DIRECTIONS:
Retype exactly what runs from the first line of the data to the line with "1500000, 2000000, 2500000];", keeping both of those lines and skipping pictures.

----- DATASET CONTENT -----

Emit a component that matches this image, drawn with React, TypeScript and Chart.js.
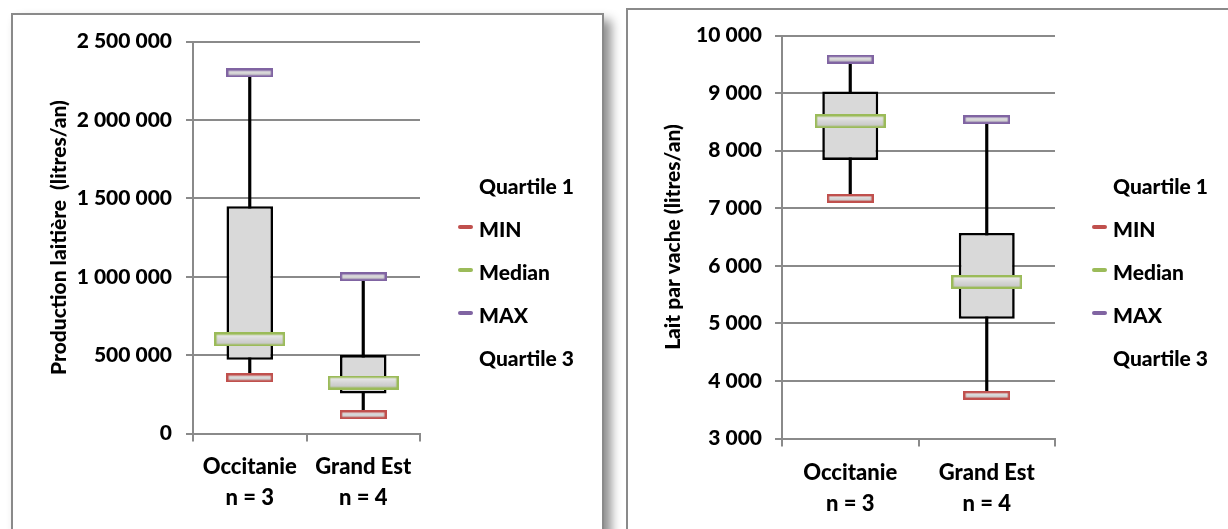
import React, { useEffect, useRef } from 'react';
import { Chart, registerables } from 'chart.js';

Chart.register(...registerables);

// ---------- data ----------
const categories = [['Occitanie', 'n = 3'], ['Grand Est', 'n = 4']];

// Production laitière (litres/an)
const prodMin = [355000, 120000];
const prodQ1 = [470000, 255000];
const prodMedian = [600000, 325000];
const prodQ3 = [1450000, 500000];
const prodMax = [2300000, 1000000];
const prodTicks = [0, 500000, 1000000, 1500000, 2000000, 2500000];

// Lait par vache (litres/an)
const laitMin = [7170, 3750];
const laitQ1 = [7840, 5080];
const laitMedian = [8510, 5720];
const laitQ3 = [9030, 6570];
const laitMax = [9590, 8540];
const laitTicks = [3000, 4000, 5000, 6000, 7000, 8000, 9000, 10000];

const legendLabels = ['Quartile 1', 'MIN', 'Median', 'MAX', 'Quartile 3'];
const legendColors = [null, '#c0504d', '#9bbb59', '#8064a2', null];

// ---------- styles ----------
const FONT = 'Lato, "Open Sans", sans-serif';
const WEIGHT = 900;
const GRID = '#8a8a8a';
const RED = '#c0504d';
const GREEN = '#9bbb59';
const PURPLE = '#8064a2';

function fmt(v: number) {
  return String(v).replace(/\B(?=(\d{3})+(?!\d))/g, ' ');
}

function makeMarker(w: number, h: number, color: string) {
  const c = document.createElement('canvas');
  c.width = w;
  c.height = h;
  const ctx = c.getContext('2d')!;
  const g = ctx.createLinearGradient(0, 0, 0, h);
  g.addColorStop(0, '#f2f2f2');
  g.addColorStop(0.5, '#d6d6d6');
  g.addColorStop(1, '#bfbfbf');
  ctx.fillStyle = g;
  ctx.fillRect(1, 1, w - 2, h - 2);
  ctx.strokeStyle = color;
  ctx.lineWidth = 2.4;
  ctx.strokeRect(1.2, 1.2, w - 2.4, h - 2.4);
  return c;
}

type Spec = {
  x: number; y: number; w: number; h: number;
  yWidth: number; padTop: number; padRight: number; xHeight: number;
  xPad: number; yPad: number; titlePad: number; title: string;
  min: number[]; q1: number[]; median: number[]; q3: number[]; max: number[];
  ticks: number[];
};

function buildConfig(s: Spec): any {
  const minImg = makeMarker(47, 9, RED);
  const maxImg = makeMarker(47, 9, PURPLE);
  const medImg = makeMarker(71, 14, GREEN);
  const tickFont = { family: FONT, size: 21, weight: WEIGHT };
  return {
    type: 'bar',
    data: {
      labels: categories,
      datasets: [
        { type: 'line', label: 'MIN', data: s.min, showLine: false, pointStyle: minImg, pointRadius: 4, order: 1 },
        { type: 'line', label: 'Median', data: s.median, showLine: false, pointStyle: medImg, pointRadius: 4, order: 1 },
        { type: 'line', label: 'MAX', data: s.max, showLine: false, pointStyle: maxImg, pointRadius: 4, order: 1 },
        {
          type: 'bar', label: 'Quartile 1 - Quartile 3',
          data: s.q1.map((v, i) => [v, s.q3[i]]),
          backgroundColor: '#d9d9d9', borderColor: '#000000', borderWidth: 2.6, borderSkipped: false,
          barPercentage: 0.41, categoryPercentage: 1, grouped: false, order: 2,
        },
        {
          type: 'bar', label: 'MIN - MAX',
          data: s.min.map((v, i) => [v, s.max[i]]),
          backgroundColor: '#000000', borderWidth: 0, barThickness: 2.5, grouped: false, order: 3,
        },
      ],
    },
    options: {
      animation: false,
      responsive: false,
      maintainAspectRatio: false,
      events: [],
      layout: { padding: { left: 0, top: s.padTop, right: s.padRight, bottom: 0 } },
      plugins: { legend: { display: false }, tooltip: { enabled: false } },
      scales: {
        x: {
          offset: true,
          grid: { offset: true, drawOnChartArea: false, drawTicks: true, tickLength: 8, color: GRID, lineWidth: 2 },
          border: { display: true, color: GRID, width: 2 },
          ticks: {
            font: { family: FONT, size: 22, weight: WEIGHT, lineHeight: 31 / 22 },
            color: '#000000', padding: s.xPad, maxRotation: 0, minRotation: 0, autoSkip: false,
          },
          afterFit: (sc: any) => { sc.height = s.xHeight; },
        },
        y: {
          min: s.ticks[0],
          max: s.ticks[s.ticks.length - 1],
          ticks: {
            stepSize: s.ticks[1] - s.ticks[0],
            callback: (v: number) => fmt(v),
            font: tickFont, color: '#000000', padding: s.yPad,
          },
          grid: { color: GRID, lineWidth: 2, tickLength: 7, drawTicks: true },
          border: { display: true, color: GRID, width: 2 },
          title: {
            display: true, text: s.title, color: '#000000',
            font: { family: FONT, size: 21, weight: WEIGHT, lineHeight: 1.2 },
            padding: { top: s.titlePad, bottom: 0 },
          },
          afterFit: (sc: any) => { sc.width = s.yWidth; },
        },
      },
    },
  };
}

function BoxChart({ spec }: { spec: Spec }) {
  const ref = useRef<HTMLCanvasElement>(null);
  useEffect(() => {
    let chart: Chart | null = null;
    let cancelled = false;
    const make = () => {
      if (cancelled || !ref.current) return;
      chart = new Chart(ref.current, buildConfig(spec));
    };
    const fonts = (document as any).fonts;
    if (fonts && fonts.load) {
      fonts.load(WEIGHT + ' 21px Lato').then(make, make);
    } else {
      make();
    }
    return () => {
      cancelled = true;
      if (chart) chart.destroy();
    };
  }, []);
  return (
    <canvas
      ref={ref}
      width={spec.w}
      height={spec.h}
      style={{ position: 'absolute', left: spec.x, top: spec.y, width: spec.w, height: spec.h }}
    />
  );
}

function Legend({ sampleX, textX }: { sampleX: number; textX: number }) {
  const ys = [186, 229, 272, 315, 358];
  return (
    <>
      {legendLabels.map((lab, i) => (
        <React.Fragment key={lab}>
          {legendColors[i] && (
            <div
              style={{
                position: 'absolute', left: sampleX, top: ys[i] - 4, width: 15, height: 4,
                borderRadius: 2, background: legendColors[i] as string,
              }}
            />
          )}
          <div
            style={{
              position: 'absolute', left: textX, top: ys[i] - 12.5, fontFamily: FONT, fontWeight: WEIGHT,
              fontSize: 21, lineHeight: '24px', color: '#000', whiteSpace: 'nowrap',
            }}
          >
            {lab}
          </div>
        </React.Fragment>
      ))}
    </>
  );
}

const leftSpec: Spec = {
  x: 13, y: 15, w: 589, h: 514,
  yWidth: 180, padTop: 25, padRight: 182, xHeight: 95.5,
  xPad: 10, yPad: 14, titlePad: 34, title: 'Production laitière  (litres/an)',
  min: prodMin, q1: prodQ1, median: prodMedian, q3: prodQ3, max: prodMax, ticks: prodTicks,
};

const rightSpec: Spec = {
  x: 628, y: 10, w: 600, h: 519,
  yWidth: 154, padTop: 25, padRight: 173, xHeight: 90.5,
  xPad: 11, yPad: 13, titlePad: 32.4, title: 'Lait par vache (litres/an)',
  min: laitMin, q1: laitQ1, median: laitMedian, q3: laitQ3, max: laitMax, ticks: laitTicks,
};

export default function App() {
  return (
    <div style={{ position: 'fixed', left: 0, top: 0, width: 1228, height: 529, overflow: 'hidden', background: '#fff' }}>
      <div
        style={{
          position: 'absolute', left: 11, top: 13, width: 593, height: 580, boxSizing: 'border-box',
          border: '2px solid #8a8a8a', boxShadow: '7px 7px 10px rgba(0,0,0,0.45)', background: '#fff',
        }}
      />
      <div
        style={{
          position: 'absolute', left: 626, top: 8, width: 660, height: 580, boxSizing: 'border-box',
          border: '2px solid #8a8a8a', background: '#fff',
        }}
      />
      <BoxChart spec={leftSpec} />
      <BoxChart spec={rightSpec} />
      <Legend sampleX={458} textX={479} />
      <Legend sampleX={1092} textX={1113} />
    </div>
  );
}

-----

EXERCISE ANSWER:
Emit a component that matches this image, drawn with React, TypeScript and Chart.js.
import React, { useEffect, useRef } from 'react';
import { Chart, registerables } from 'chart.js';

Chart.register(...registerables);

// ---------- data ----------
const categories = [['Occitanie', 'n = 3'], ['Grand Est', 'n = 4']];

// Production laitière (litres/an)
const prodMin = [355000, 120000];
const prodQ1 = [470000, 255000];
const prodMedian = [600000, 325000];
const prodQ3 = [1450000, 500000];
const prodMax = [2300000, 1000000];
const prodTicks = [0, 500000, 1000000, 1500000, 2000000, 2500000];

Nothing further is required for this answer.